● WHAT YOU WILL DO
Exactly repeat the lines starting at the one that holds "Recreate this image" and ending at the one that holds "dash_capstyle='butt', zorder=5)". Both end lines count; leave out everything else.

● RAW DATA
** start **

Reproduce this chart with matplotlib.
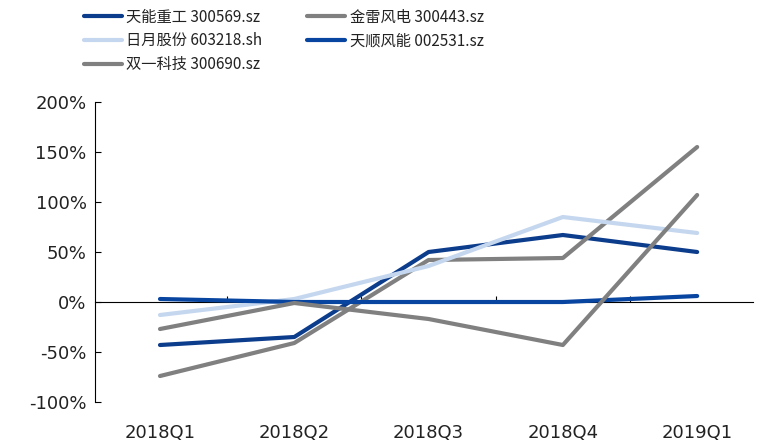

** end **
** start **

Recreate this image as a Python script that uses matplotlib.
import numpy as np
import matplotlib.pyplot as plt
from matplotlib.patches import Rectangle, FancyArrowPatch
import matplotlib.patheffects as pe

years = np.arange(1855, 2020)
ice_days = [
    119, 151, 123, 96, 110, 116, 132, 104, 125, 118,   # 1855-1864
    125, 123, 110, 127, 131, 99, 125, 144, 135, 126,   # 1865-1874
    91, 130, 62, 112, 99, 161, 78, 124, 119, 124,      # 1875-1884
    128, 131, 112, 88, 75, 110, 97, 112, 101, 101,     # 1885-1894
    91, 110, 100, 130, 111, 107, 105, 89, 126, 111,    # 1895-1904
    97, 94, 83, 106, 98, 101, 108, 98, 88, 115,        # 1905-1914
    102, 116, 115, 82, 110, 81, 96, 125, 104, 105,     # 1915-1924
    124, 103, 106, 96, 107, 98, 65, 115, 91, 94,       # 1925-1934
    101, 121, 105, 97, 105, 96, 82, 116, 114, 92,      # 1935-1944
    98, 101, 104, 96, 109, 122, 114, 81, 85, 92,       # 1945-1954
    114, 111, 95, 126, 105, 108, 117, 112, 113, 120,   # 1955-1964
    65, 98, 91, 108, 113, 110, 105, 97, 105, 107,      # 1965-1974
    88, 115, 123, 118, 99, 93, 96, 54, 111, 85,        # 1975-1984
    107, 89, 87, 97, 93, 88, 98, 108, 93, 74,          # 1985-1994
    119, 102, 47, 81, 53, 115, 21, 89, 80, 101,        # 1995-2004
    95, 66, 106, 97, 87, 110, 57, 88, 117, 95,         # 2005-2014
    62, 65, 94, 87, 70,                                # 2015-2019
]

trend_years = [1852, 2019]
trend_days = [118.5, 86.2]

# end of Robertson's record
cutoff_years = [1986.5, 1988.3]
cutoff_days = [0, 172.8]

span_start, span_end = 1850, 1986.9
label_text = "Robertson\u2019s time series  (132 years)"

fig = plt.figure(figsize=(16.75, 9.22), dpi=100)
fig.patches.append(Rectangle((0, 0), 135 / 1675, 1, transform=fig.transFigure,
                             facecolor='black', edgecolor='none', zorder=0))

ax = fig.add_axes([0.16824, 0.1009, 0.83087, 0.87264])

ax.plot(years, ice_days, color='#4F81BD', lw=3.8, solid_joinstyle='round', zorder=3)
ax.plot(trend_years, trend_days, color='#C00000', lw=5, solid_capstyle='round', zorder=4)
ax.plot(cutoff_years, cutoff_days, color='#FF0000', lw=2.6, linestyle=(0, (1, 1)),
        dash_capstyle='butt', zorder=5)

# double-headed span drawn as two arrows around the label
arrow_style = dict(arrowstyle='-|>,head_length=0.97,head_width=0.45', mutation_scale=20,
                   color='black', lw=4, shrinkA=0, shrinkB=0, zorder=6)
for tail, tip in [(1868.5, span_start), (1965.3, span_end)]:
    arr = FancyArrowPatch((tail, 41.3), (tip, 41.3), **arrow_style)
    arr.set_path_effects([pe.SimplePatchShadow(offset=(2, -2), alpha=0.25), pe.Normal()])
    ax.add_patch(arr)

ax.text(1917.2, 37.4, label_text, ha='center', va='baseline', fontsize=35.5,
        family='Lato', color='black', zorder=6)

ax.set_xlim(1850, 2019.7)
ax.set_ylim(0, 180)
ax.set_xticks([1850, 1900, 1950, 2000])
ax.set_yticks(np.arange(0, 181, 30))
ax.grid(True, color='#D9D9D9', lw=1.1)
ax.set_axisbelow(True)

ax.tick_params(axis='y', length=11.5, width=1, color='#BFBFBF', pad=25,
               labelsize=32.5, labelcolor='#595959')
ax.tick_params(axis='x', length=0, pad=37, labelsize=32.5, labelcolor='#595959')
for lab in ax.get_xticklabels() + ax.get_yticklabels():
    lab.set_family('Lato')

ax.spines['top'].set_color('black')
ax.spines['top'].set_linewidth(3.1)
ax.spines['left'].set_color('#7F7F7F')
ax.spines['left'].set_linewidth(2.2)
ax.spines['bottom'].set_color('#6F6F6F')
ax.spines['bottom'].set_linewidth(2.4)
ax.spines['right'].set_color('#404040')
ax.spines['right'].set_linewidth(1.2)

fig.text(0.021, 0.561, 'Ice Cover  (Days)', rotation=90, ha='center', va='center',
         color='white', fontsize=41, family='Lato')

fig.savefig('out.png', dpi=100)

** end **
** start **

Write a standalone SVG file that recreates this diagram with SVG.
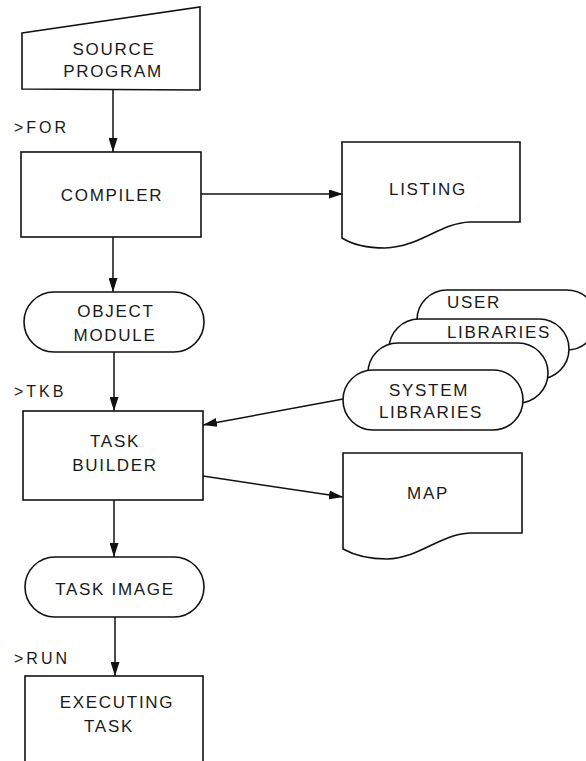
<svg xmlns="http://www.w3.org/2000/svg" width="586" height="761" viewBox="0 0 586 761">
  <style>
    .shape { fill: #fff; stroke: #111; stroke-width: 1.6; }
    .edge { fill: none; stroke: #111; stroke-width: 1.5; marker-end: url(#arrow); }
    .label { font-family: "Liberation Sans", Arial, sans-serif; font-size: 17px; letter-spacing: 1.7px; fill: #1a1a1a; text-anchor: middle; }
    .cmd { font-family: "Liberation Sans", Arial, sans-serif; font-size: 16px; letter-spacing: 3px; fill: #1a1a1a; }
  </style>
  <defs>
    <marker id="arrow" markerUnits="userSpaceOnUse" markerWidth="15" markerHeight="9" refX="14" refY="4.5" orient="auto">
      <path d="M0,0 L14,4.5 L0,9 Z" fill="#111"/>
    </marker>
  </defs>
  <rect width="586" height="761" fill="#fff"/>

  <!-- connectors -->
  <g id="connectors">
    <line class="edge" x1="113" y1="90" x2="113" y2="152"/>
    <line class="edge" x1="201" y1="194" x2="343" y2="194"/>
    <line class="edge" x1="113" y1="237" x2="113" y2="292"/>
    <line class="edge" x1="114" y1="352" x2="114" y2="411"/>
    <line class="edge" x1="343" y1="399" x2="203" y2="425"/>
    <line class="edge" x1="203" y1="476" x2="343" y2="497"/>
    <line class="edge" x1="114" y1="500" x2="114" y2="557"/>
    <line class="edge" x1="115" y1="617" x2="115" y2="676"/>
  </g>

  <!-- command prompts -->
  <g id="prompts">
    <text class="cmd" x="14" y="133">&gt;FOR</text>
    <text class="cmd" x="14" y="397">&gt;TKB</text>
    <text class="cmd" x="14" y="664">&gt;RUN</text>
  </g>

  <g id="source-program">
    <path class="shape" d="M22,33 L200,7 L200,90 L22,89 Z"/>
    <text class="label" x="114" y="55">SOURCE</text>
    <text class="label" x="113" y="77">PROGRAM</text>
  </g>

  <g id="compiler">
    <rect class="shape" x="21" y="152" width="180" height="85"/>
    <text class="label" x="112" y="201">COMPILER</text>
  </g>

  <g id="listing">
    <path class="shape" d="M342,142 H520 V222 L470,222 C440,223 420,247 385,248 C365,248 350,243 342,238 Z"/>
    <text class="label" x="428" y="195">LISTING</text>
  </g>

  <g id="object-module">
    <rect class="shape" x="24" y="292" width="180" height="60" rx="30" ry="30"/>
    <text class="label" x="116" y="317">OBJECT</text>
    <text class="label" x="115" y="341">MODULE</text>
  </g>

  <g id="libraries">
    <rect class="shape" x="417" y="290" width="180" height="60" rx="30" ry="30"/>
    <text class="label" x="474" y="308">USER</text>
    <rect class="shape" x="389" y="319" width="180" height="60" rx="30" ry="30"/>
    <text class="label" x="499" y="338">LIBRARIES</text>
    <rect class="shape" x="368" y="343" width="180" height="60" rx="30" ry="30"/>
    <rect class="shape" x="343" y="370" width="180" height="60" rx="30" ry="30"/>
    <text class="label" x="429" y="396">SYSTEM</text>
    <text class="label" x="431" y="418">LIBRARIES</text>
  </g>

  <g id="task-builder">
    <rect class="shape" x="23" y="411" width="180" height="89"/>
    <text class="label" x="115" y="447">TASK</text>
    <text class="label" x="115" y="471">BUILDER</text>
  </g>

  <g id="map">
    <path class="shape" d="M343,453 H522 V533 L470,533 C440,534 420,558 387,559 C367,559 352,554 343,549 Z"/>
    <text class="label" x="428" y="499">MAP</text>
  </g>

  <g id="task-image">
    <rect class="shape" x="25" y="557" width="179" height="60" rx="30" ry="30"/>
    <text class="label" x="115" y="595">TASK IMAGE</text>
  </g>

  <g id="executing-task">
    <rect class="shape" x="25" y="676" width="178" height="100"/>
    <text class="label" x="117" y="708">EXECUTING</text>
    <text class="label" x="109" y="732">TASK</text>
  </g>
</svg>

** end **

● FINAL ANSWER
Recreate this image as a Python script that uses matplotlib.
import numpy as np
import matplotlib.pyplot as plt
from matplotlib.patches import Rectangle, FancyArrowPatch
import matplotlib.patheffects as pe

years = np.arange(1855, 2020)
ice_days = [
    119, 151, 123, 96, 110, 116, 132, 104, 125, 118,   # 1855-1864
    125, 123, 110, 127, 131, 99, 125, 144, 135, 126,   # 1865-1874
    91, 130, 62, 112, 99, 161, 78, 124, 119, 124,      # 1875-1884
    128, 131, 112, 88, 75, 110, 97, 112, 101, 101,     # 1885-1894
    91, 110, 100, 130, 111, 107, 105, 89, 126, 111,    # 1895-1904
    97, 94, 83, 106, 98, 101, 108, 98, 88, 115,        # 1905-1914
    102, 116, 115, 82, 110, 81, 96, 125, 104, 105,     # 1915-1924
    124, 103, 106, 96, 107, 98, 65, 115, 91, 94,       # 1925-1934
    101, 121, 105, 97, 105, 96, 82, 116, 114, 92,      # 1935-1944
    98, 101, 104, 96, 109, 122, 114, 81, 85, 92,       # 1945-1954
    114, 111, 95, 126, 105, 108, 117, 112, 113, 120,   # 1955-1964
    65, 98, 91, 108, 113, 110, 105, 97, 105, 107,      # 1965-1974
    88, 115, 123, 118, 99, 93, 96, 54, 111, 85,        # 1975-1984
    107, 89, 87, 97, 93, 88, 98, 108, 93, 74,          # 1985-1994
    119, 102, 47, 81, 53, 115, 21, 89, 80, 101,        # 1995-2004
    95, 66, 106, 97, 87, 110, 57, 88, 117, 95,         # 2005-2014
    62, 65, 94, 87, 70,                                # 2015-2019
]

trend_years = [1852, 2019]
trend_days = [118.5, 86.2]

# end of Robertson's record
cutoff_years = [1986.5, 1988.3]
cutoff_days = [0, 172.8]

span_start, span_end = 1850, 1986.9
label_text = "Robertson\u2019s time series  (132 years)"

fig = plt.figure(figsize=(16.75, 9.22), dpi=100)
fig.patches.append(Rectangle((0, 0), 135 / 1675, 1, transform=fig.transFigure,
                             facecolor='black', edgecolor='none', zorder=0))

ax = fig.add_axes([0.16824, 0.1009, 0.83087, 0.87264])

ax.plot(years, ice_days, color='#4F81BD', lw=3.8, solid_joinstyle='round', zorder=3)
ax.plot(trend_years, trend_days, color='#C00000', lw=5, solid_capstyle='round', zorder=4)
ax.plot(cutoff_years, cutoff_days, color='#FF0000', lw=2.6, linestyle=(0, (1, 1)),
        dash_capstyle='butt', zorder=5)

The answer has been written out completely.